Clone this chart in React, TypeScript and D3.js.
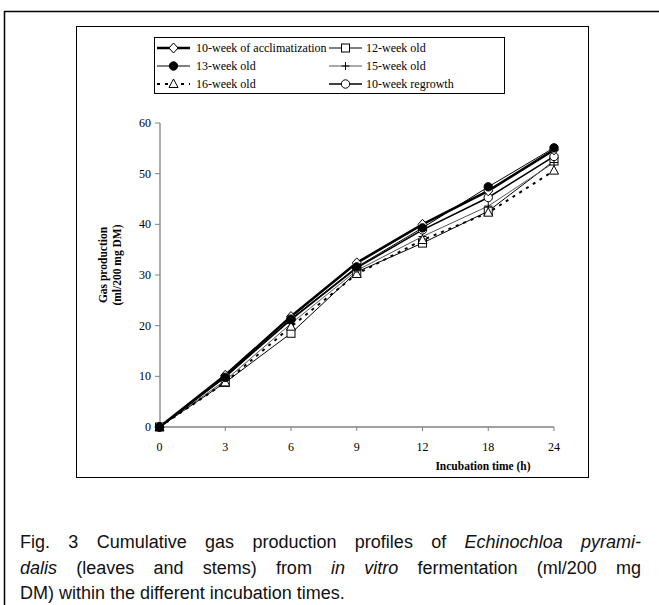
----------
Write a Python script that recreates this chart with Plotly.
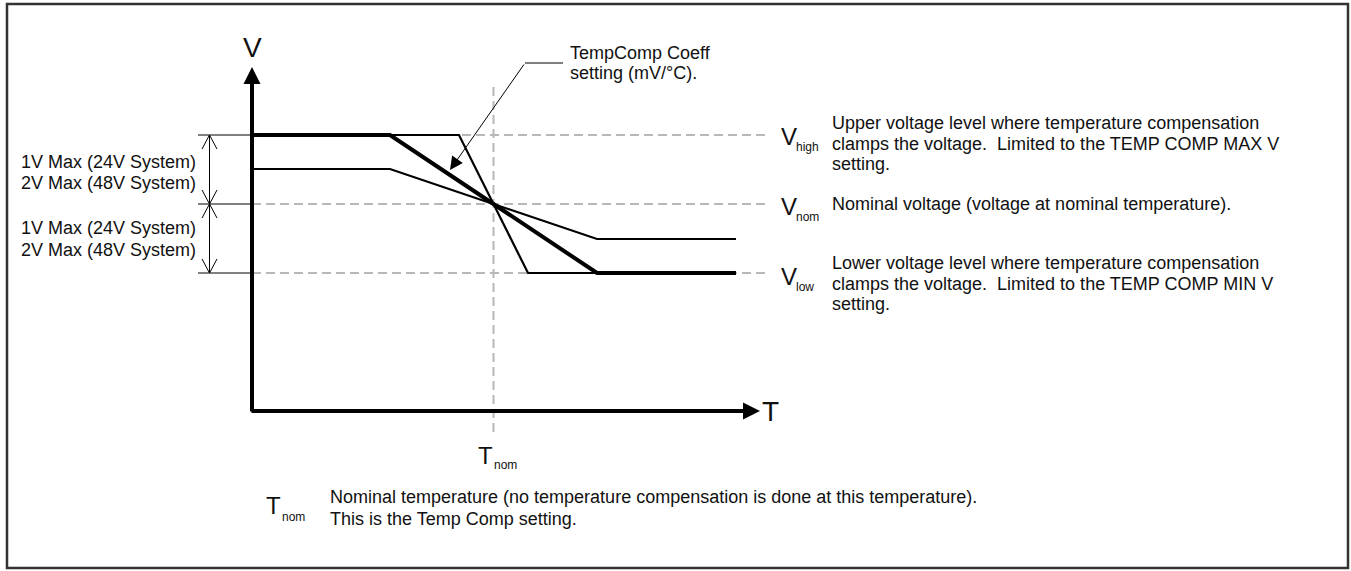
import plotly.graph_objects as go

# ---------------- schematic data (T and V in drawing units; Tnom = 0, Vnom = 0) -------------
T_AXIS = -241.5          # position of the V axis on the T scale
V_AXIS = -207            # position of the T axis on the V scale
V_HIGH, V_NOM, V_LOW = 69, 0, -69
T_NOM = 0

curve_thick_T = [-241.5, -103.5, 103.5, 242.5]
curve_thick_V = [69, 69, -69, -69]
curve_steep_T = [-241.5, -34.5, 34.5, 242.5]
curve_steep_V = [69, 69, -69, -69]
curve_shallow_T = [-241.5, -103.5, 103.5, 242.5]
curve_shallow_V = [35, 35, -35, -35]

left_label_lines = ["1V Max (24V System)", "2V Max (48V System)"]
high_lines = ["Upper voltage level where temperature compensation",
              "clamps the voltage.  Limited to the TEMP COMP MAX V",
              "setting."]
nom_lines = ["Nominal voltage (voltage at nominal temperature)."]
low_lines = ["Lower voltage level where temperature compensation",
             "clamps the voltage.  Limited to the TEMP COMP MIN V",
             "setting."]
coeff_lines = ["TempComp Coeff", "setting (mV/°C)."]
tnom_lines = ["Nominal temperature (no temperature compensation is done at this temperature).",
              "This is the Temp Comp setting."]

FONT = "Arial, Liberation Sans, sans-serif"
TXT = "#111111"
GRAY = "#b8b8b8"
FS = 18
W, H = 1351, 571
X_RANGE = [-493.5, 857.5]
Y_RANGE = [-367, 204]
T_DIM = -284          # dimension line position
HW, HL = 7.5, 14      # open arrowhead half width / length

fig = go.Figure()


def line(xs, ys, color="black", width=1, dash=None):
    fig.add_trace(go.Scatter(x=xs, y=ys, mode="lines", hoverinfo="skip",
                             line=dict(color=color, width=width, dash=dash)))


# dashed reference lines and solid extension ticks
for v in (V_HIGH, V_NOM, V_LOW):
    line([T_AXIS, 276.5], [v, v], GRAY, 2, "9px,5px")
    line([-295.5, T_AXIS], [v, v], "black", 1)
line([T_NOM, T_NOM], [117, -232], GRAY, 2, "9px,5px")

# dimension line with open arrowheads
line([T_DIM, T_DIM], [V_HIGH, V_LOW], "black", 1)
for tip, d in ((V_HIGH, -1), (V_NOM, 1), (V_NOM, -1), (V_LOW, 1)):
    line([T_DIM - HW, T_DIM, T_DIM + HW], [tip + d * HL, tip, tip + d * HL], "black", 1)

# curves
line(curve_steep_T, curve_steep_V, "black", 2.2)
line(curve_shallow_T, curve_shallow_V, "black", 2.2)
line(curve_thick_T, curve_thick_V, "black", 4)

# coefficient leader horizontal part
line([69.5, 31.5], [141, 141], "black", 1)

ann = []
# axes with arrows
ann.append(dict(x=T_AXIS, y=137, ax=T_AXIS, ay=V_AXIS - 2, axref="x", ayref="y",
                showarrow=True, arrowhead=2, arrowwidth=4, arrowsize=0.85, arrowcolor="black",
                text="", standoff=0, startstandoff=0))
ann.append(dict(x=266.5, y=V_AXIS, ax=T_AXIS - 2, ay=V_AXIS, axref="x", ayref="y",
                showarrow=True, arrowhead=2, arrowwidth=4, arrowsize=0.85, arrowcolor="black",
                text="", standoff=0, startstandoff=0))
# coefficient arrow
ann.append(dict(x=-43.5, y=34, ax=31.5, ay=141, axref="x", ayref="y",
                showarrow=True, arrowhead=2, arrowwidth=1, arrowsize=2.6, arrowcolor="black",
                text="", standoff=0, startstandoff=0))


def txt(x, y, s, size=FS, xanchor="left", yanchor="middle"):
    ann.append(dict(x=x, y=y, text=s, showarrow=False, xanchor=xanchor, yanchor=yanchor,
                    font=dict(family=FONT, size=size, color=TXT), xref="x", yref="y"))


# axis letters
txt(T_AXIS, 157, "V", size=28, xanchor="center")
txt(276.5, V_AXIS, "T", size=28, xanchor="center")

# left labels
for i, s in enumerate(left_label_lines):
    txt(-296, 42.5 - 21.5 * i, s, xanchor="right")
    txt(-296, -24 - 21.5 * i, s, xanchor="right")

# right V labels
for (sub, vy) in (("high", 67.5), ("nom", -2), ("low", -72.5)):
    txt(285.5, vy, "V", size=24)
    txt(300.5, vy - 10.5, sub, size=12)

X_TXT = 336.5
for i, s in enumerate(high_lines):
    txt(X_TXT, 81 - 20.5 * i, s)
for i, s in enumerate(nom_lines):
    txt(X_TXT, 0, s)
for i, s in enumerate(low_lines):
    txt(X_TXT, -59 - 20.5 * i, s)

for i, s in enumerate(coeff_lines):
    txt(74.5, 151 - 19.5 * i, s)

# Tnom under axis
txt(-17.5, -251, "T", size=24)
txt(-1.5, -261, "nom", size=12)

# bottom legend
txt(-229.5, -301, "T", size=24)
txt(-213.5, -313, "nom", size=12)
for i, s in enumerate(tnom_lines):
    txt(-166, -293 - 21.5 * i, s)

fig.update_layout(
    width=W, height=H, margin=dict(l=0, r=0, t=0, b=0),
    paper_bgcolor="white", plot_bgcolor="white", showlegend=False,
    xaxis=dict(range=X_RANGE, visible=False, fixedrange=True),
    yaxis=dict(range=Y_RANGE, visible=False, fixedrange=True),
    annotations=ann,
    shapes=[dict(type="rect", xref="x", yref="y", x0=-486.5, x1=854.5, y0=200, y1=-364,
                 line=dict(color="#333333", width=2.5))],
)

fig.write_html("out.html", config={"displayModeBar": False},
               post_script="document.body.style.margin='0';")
----------
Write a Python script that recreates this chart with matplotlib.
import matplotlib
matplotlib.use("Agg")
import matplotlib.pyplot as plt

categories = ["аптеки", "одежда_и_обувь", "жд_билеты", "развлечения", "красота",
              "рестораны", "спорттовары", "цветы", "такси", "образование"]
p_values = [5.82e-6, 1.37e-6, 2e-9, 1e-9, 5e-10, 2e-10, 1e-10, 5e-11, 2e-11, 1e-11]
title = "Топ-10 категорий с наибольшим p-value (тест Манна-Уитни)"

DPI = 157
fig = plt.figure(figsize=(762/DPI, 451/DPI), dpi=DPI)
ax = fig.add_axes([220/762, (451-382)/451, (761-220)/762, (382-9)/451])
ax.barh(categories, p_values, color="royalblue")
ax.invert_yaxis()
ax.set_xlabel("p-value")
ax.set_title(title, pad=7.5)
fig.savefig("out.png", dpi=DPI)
----------
Write out exactly the lines from the one that has "Write a Python script that recreates this chart with Plotly." down to the one that has "import plotly.graph_objects as go", including both. Pictures stay out of the copy.

Write a Python script that recreates this chart with Plotly.
import plotly.graph_objects as go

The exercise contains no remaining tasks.